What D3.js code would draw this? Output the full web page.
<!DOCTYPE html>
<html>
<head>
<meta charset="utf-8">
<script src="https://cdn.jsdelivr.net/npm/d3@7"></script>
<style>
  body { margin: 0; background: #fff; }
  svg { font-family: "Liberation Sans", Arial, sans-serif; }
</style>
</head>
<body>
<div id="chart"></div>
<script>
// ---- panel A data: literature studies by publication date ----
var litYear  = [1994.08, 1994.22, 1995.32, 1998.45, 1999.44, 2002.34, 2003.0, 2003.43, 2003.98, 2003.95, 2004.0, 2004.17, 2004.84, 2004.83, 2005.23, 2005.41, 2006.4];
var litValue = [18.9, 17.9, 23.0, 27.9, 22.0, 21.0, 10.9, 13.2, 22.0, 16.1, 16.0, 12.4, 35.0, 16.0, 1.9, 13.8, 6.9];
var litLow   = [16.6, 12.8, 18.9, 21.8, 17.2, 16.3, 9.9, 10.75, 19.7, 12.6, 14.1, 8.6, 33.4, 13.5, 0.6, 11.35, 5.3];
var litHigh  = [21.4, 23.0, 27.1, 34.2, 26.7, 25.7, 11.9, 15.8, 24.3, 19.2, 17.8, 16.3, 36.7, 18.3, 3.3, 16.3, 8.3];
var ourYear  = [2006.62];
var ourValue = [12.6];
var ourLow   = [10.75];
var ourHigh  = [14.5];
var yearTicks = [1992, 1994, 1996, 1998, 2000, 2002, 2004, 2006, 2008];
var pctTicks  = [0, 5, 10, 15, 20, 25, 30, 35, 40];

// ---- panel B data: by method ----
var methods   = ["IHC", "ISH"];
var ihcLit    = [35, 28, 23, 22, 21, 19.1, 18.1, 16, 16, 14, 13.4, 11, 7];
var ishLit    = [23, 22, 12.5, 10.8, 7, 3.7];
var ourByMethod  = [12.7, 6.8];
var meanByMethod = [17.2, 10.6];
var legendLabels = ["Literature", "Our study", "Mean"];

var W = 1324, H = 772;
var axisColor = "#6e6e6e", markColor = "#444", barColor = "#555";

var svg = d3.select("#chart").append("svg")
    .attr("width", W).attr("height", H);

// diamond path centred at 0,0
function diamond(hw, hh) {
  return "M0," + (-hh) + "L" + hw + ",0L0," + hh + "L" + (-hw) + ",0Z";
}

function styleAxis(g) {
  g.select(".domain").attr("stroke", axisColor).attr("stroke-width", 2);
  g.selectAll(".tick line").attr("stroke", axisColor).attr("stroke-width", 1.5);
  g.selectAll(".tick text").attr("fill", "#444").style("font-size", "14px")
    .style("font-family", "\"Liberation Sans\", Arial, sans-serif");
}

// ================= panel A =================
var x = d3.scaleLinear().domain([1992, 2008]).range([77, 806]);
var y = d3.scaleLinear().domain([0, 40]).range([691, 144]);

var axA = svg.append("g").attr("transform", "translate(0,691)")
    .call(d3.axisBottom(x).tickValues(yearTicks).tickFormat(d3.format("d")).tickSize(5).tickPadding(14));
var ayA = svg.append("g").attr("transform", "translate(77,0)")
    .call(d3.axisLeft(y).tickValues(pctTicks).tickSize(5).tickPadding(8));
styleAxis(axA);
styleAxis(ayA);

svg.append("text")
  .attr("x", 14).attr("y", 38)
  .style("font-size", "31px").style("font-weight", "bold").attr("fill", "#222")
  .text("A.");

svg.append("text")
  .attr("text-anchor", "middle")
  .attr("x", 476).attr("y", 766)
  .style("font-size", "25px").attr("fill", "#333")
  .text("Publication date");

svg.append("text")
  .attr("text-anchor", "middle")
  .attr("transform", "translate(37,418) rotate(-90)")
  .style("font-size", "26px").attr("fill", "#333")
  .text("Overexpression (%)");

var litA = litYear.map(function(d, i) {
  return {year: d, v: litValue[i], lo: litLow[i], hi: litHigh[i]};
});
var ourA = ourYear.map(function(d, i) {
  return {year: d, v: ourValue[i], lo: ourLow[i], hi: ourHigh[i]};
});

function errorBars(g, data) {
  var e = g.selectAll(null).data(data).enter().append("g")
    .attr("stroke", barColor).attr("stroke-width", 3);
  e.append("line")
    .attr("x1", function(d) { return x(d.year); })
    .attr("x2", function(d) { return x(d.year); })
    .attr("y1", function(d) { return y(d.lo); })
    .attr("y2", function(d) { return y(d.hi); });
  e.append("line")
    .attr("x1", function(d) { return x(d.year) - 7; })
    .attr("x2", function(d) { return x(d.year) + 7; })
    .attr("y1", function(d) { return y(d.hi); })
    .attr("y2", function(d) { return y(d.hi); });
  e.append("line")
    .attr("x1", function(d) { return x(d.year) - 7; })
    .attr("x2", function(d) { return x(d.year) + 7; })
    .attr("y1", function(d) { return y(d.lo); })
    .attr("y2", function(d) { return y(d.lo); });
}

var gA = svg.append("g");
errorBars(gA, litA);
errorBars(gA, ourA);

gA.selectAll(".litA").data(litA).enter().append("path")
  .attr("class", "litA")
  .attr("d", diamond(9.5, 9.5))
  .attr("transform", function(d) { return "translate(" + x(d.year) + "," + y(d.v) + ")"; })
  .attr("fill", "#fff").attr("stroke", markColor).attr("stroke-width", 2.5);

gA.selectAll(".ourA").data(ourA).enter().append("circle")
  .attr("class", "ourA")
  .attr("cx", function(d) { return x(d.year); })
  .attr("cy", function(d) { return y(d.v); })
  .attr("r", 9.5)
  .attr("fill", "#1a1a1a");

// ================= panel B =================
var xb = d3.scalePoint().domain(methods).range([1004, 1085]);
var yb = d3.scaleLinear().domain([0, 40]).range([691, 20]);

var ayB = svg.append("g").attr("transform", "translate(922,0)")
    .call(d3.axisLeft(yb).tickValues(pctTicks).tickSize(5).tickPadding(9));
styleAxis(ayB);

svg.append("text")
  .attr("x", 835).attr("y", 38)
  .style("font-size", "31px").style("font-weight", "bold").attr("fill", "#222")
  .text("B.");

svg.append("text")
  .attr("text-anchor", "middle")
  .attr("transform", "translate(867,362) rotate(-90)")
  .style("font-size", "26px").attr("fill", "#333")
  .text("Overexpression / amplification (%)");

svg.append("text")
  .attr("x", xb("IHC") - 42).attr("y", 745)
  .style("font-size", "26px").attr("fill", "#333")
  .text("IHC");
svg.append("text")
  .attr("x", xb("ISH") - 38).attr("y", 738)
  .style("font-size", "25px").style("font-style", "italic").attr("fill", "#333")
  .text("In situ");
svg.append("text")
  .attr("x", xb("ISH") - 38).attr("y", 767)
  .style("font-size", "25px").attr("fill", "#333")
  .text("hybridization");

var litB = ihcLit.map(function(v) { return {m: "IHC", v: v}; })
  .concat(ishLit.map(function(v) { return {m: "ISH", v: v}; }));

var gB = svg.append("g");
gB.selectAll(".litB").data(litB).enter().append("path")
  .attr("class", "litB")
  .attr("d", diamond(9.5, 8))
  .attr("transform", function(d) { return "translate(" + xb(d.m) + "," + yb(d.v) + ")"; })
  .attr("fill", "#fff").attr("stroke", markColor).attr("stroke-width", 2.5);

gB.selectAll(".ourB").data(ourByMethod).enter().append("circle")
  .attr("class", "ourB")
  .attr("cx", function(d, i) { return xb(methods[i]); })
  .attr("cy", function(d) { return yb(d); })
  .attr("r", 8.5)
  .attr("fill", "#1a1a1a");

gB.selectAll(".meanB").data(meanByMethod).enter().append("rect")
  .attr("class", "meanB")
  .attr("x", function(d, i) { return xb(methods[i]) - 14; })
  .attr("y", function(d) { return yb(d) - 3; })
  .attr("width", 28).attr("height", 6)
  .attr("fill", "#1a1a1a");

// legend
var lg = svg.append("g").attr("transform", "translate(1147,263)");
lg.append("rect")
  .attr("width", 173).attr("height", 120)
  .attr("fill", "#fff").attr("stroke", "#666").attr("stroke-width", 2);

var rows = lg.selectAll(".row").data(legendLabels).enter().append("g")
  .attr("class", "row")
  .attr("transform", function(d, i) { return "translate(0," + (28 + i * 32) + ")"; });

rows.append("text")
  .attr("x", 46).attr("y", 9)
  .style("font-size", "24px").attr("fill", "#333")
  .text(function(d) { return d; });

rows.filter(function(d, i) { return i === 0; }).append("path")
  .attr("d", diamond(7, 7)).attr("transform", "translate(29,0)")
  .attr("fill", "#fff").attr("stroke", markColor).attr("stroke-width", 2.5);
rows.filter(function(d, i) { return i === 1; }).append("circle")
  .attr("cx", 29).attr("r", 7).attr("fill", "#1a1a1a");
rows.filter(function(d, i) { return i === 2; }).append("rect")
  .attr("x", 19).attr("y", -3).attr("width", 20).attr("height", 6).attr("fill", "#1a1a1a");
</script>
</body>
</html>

**Objective:** Only the lines from the start of the data to the line holding "30, 35, 40];" are wanted; return them exactly, both ends included.

**Complete output:**
What D3.js code would draw this? Output the full web page.
<!DOCTYPE html>
<html>
<head>
<meta charset="utf-8">
<script src="https://cdn.jsdelivr.net/npm/d3@7"></script>
<style>
  body { margin: 0; background: #fff; }
  svg { font-family: "Liberation Sans", Arial, sans-serif; }
</style>
</head>
<body>
<div id="chart"></div>
<script>
// ---- panel A data: literature studies by publication date ----
var litYear  = [1994.08, 1994.22, 1995.32, 1998.45, 1999.44, 2002.34, 2003.0, 2003.43, 2003.98, 2003.95, 2004.0, 2004.17, 2004.84, 2004.83, 2005.23, 2005.41, 2006.4];
var litValue = [18.9, 17.9, 23.0, 27.9, 22.0, 21.0, 10.9, 13.2, 22.0, 16.1, 16.0, 12.4, 35.0, 16.0, 1.9, 13.8, 6.9];
var litLow   = [16.6, 12.8, 18.9, 21.8, 17.2, 16.3, 9.9, 10.75, 19.7, 12.6, 14.1, 8.6, 33.4, 13.5, 0.6, 11.35, 5.3];
var litHigh  = [21.4, 23.0, 27.1, 34.2, 26.7, 25.7, 11.9, 15.8, 24.3, 19.2, 17.8, 16.3, 36.7, 18.3, 3.3, 16.3, 8.3];
var ourYear  = [2006.62];
var ourValue = [12.6];
var ourLow   = [10.75];
var ourHigh  = [14.5];
var yearTicks = [1992, 1994, 1996, 1998, 2000, 2002, 2004, 2006, 2008];
var pctTicks  = [0, 5, 10, 15, 20, 25, 30, 35, 40];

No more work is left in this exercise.